When it comes to improving your financial planning and analysis, accounting software can help you:

  • Instantly access budget-to-actuals: A single click is all it takes to understand how your actuals compare to your projected budget for a given period. Wasting time manually figuring this out is a classic “close-killer” for many companies.
  • See rolling revenue forecasts: With automated accounting software, you can look into the future and make detailed, accurate revenue forecasts in the blink of an eye.
  • Get hyper-organized: After you’ve gotten set up with a cloud accounting SaaS, you’ll be able to organize and track your revenue using any criteria you’d like. At a glance, you’ll be able to see your revenue organized by item, balance sheet, global entity contribution, and any others you’d like to analyze or report on.
  • Automate billing and P&L: Get an instant picture of your P&L and billing landscapes. Plug in different variables to quickly understand how those landscapes can change based on the different strategies you adopt. There’s one other aspect of the close cycle we haven’t touched on yet.

Consolidation: Keep It Simple

Many SaaS companies operate internationally or act as parent companies to global subsidiaries. For these firms, consolidation can be a massive hurdle to closing the books quickly and confidently.

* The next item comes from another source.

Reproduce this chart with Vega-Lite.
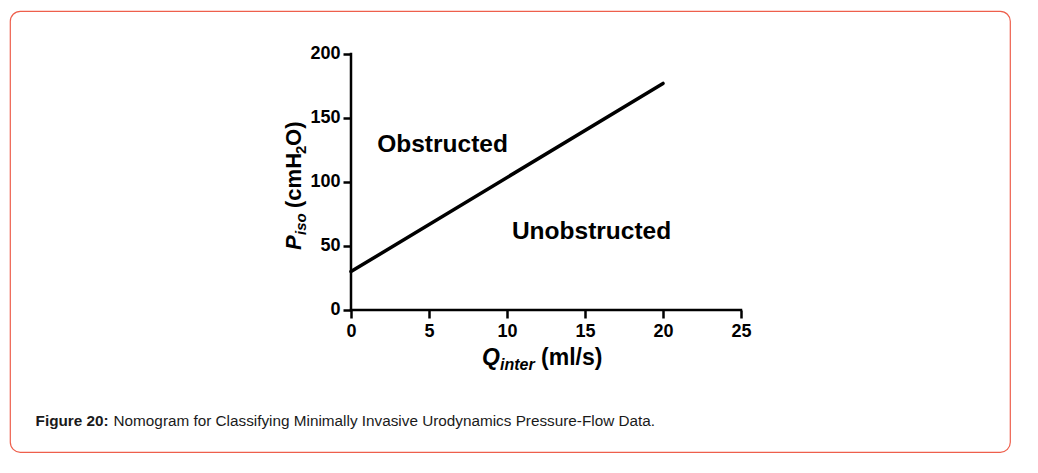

Accounting software can turn that around by allowing you to:

  • Automate transactions between entities: This eliminates manual errors and uncertainty and massively speeds up the SaaS accounting close process.
  • See all your key data at a glance: With accounting software like Sage, a glance is all it takes to see all your KPIs, associated entities, and more.
  • Report differently for management purposes: Reporting requirements can change depending on the situation and context. Instantly generate whatever report you need, and have it automatically available for whoever needs to see and approve it. You’ll be closing like never before.

Automation is exactly what you need if the consolidation process has been a thorn in your side like it is for so many companies.